Supplied data:

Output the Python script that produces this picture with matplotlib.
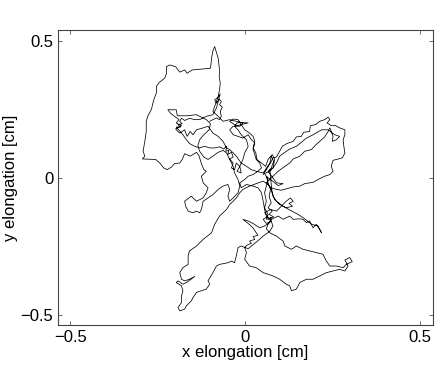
import matplotlib
matplotlib.use("Agg")
import matplotlib.pyplot as plt
import numpy as np

plt.rcParams['font.family'] = ['Liberation Sans', 'DejaVu Sans']

# Trajectory segments (x, y elongation in cm)
seg1_x = [0.052,0.061,0.073,0.080,0.090,0.099,0.107,0.120,0.138,0.147,0.161,0.168,0.185,0.187,0.202,0.214,0.228,0.238,0.243,0.235,0.247,0.260,0.271,0.286,0.286,0.281,0.283,0.286,0.279,0.262,0.252,0.247,0.252,0.243,0.228,0.209,0.195,0.171,0.157,0.138,0.118,0.104,0.090,0.075,0.061]
seg1_y = [0.012,0.030,0.054,0.073,0.076,0.097,0.115,0.125,0.133,0.149,0.151,0.166,0.169,0.190,0.194,0.206,0.212,0.221,0.212,0.200,0.190,0.190,0.182,0.175,0.157,0.139,0.115,0.091,0.073,0.067,0.064,0.042,0.024,0.012,0.006,-0.006,-0.016,-0.021,-0.030,-0.033,-0.040,-0.045,-0.042,-0.036,-0.018]

seg2_x = [0.080,0.095,0.114,0.128,0.138,0.157,0.171,0.190,0.200,0.214,0.228,0.238,0.243,0.252,0.250,0.262,0.271,0.257,0.238,0.219,0.195,0.176,0.161,0.147,0.128,0.114,0.099,0.090,0.080,0.071,0.056]
seg2_y = [0.006,0.024,0.042,0.054,0.069,0.079,0.097,0.103,0.117,0.133,0.149,0.169,0.182,0.151,0.133,0.139,0.151,0.157,0.175,0.175,0.157,0.145,0.129,0.115,0.105,0.093,0.079,0.054,0.036,0.024,0.016]

seg3_x = [0.066,0.061,0.056,0.061,0.056,0.066,0.061,0.075,0.071,0.056,0.042,0.023,0.009,-0.006,0.009,0.023,0.032,0.037,0.023,0.028,0.013,0.018,0.004,-0.001,0.004,-0.001,0.013,0.032,0.052,0.080,0.099,0.118,0.128,0.133,0.147,0.157,0.176,0.195,0.214,0.233,0.252,0.271,0.286,0.295,0.286,0.300,0.307,0.290,0.281,0.262,0.243,0.233,0.223,0.204,0.185,0.166,0.147,0.133,0.114,0.109,0.090,0.071,0.061,0.066,0.075,0.095,0.109,0.128,0.138,0.157,0.166,0.176,0.185,0.195,0.204,0.214,0.219,0.209,0.190,0.171,0.152,0.128,0.109,0.090,0.080,0.075,0.066]
seg3_y = [-0.006,-0.030,-0.054,-0.085,-0.109,-0.133,-0.151,-0.145,-0.163,-0.175,-0.182,-0.166,-0.157,-0.151,-0.166,-0.182,-0.200,-0.209,-0.214,-0.224,-0.230,-0.238,-0.246,-0.254,-0.272,-0.296,-0.321,-0.327,-0.345,-0.357,-0.369,-0.387,-0.393,-0.411,-0.405,-0.381,-0.369,-0.369,-0.357,-0.345,-0.339,-0.333,-0.339,-0.321,-0.299,-0.290,-0.305,-0.315,-0.327,-0.321,-0.321,-0.303,-0.278,-0.272,-0.266,-0.260,-0.248,-0.260,-0.248,-0.230,-0.212,-0.200,-0.185,-0.169,-0.151,-0.139,-0.151,-0.139,-0.151,-0.149,-0.151,-0.163,-0.157,-0.182,-0.169,-0.188,-0.200,-0.175,-0.169,-0.149,-0.133,-0.117,-0.103,-0.085,-0.067,-0.042,-0.024]

seg4_x = [0.052,0.032,0.013,-0.006,-0.015,-0.025,-0.034,-0.044,-0.053,-0.073,-0.087,-0.096,-0.120,-0.139,-0.159,-0.163,-0.163,-0.178,-0.187,-0.182,-0.173,-0.159,-0.144,-0.168,-0.178,-0.192,-0.197,-0.182,-0.178,-0.182,-0.182,-0.192,-0.187,-0.173,-0.168,-0.154,-0.149,-0.139,-0.125,-0.111,-0.101,-0.106,-0.092,-0.082,-0.073,-0.049,-0.039,-0.030,-0.025,-0.020,-0.011,0.009,0.023,0.032,0.052,0.071,0.080,0.073,0.061,0.056,0.052,0.047,0.037,0.023,0.004,-0.011,-0.015,-0.001]
seg4_y = [-0.012,-0.021,-0.030,-0.042,-0.054,-0.073,-0.085,-0.097,-0.115,-0.139,-0.169,-0.200,-0.224,-0.248,-0.266,-0.284,-0.315,-0.327,-0.345,-0.369,-0.375,-0.369,-0.359,-0.381,-0.387,-0.375,-0.381,-0.393,-0.411,-0.430,-0.454,-0.472,-0.484,-0.478,-0.466,-0.448,-0.436,-0.417,-0.411,-0.405,-0.387,-0.375,-0.345,-0.321,-0.315,-0.309,-0.303,-0.309,-0.284,-0.254,-0.248,-0.258,-0.243,-0.234,-0.212,-0.194,-0.175,-0.151,-0.139,-0.115,-0.085,-0.054,-0.036,-0.030,-0.024,-0.036,-0.018,-0.006]

seg5_x = [0.009,0.023,0.037,0.047,0.042,0.032,0.028,0.023,0.028,0.018,0.009,-0.006,-0.020,-0.034,-0.044,-0.034,-0.015,-0.006,-0.025,-0.044,-0.063,-0.077,-0.092,-0.087,-0.082,-0.077,-0.073,-0.071,-0.074,-0.073,-0.077,-0.084,-0.087,-0.092,-0.095,-0.099,-0.125,-0.151,-0.166,-0.173,-0.187,-0.199,-0.216,-0.225,-0.225,-0.230,-0.246,-0.254,-0.254,-0.262,-0.268,-0.278,-0.283,-0.283,-0.287,-0.292,-0.287,-0.294,-0.256,-0.244,-0.233,-0.223,-0.211,-0.202,-0.187,-0.180,-0.173,-0.157,-0.139,-0.132,-0.124,-0.118,-0.111,-0.125,-0.120,-0.106,-0.111,-0.120,-0.139,-0.154,-0.173,-0.170,-0.163,-0.149,-0.139,-0.130,-0.125,-0.120,-0.106,-0.092,-0.077,-0.063,-0.049,-0.044,-0.049,-0.044,-0.034,-0.020,-0.015,-0.020,-0.030,-0.034,-0.044,-0.053,-0.063,-0.077,-0.092,-0.106,-0.118,-0.130,-0.135,-0.130,-0.118,-0.103,-0.099,-0.111,-0.130,-0.139,-0.168,-0.194,-0.197,-0.221,-0.214,-0.202,-0.189,-0.197,-0.182,-0.199,-0.187,-0.173,-0.166,-0.157,-0.149,-0.139,-0.120,-0.106]
seg5_y = [0.006,0.012,0.024,0.036,0.054,0.067,0.085,0.103,0.127,0.139,0.157,0.145,0.151,0.157,0.175,0.188,0.188,0.200,0.206,0.212,0.206,0.224,0.242,0.260,0.278,0.296,0.321,0.345,0.369,0.393,0.436,0.466,0.478,0.463,0.442,0.399,0.396,0.393,0.381,0.393,0.385,0.405,0.411,0.405,0.381,0.363,0.347,0.333,0.309,0.282,0.250,0.226,0.206,0.169,0.133,0.097,0.079,0.069,0.067,0.054,0.036,0.030,0.039,0.052,0.054,0.067,0.088,0.079,0.093,0.081,0.048,0.030,0.024,0.006,-0.018,-0.036,-0.054,-0.073,-0.085,-0.067,-0.085,-0.103,-0.121,-0.127,-0.121,-0.127,-0.115,-0.085,-0.073,-0.061,-0.042,-0.030,-0.024,-0.042,-0.067,-0.085,-0.073,-0.054,-0.030,-0.006,0.018,0.042,0.067,0.091,0.100,0.093,0.079,0.067,0.076,0.097,0.117,0.139,0.157,0.175,0.197,0.212,0.224,0.230,0.226,0.226,0.248,0.248,0.236,0.224,0.212,0.200,0.190,0.178,0.163,0.175,0.151,0.169,0.157,0.175,0.182,0.188]

seg6_x = [-0.092,-0.077,-0.063,-0.053,-0.044,-0.034,-0.025,-0.011,0.004,0.018,0.032,0.052,0.071,0.075,0.082,0.075,0.066,0.090,0.109,0.095,0.061]
seg6_y = [0.163,0.151,0.133,0.109,0.103,0.091,0.079,0.054,0.042,0.030,0.024,0.018,0.054,0.079,0.060,0.036,0.024,-0.018,-0.021,-0.028,0.006]

seg8_x = [0.066,0.073,0.069,0.075,0.066,0.078,0.069,0.082,0.066,0.075,0.061,0.052,0.066,0.056,0.073,0.090,0.104,0.118,0.130,0.138,0.126,0.136,0.118,0.099,0.085,0.078,0.075,0.073]
seg8_y = [-0.018,-0.042,-0.067,-0.091,-0.109,-0.121,-0.133,-0.142,-0.149,-0.157,-0.166,-0.151,-0.139,-0.127,-0.115,-0.121,-0.103,-0.085,-0.073,-0.085,-0.093,-0.103,-0.109,-0.097,-0.079,-0.054,-0.024,0.006]

seg7_x = [0.071,0.080,0.085,0.078,0.066,0.059,0.047,0.034,0.031,0.023,0.028,0.023,0.013,-0.001,-0.020,-0.034,-0.044,-0.034,-0.023,-0.008,0.009,-0.011,-0.023,-0.030,-0.020,-0.011,0.004,0.009,-0.001,-0.006,-0.015,-0.011,-0.023,-0.015,-0.025,-0.030,-0.039,-0.034,-0.044,-0.034,-0.039,-0.050,-0.046,-0.055,-0.053,-0.061,-0.073,-0.087,-0.101,-0.116,-0.130,-0.144,-0.159,-0.168,-0.178,-0.189,-0.197,-0.185,-0.192,-0.180,-0.187,-0.182,-0.173,-0.159,-0.144,-0.130,-0.111,-0.092,-0.082,-0.071,-0.077,-0.087,-0.082,-0.074,-0.068,-0.073,-0.065,-0.071,-0.068,-0.073,-0.082,-0.092,-0.101]
seg7_y = [0.028,0.036,0.067,0.085,0.067,0.042,0.054,0.067,0.091,0.109,0.133,0.151,0.163,0.175,0.212,0.214,0.206,0.197,0.190,0.195,0.200,0.202,0.200,0.188,0.175,0.157,0.139,0.115,0.091,0.067,0.042,0.018,0.024,0.042,0.054,0.030,0.036,0.054,0.069,0.076,0.093,0.085,0.100,0.097,0.115,0.105,0.113,0.109,0.109,0.115,0.109,0.115,0.125,0.139,0.157,0.173,0.185,0.185,0.194,0.197,0.206,0.217,0.209,0.217,0.212,0.212,0.224,0.230,0.254,0.306,0.294,0.284,0.272,0.287,0.278,0.266,0.258,0.242,0.224,0.212,0.218,0.212,0.206]

x_ticks = [-0.5, 0, 0.5]
y_ticks = [-0.5, 0, 0.5]
x_label = "x elongation [cm]"
y_label = "y elongation [cm]"

x = np.concatenate([seg1_x, seg2_x, seg3_x, seg4_x, seg5_x, seg6_x, seg8_x, seg7_x])
y = np.concatenate([seg1_y, seg2_y, seg3_y, seg4_y, seg5_y, seg6_y, seg8_y, seg7_y])

fig = plt.figure(figsize=(4.36, 3.66), dpi=100)
ax = fig.add_axes([0.132, 0.111, 0.860, 0.806])
ax.plot(x, y, color='black', linewidth=0.55)
ax.set_xlim(-0.537, 0.537)
ax.set_ylim(-0.537, 0.537)
ax.set_xticks(x_ticks)
ax.set_yticks(y_ticks)
ax.set_xticklabels(['\u22120.5', '0', '0.5'])
ax.set_yticklabels(['\u22120.5', '0', '0.5'])
ax.tick_params(direction='in', length=3, width=0.6, top=True, right=True,
               labelsize=12, pad=3, color='#555555')
for s in ax.spines.values():
    s.set_linewidth(0.8)
    s.set_color('#444444')
ax.set_xlabel(x_label, fontsize=12, labelpad=0)
ax.set_ylabel(y_label, fontsize=12, labelpad=2)
fig.savefig('out.png', dpi=100)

Task to complete:
Repeat exactly and only the lines from the start of the data above through the line that holds "plt.rcParams['font.family'] = ['Liberation", inclusive. Pictures do not belong in the copy.

Output of the task:
Output the Python script that produces this picture with matplotlib.
import matplotlib
matplotlib.use("Agg")
import matplotlib.pyplot as plt
import numpy as np

plt.rcParams['font.family'] = ['Liberation Sans', 'DejaVu Sans']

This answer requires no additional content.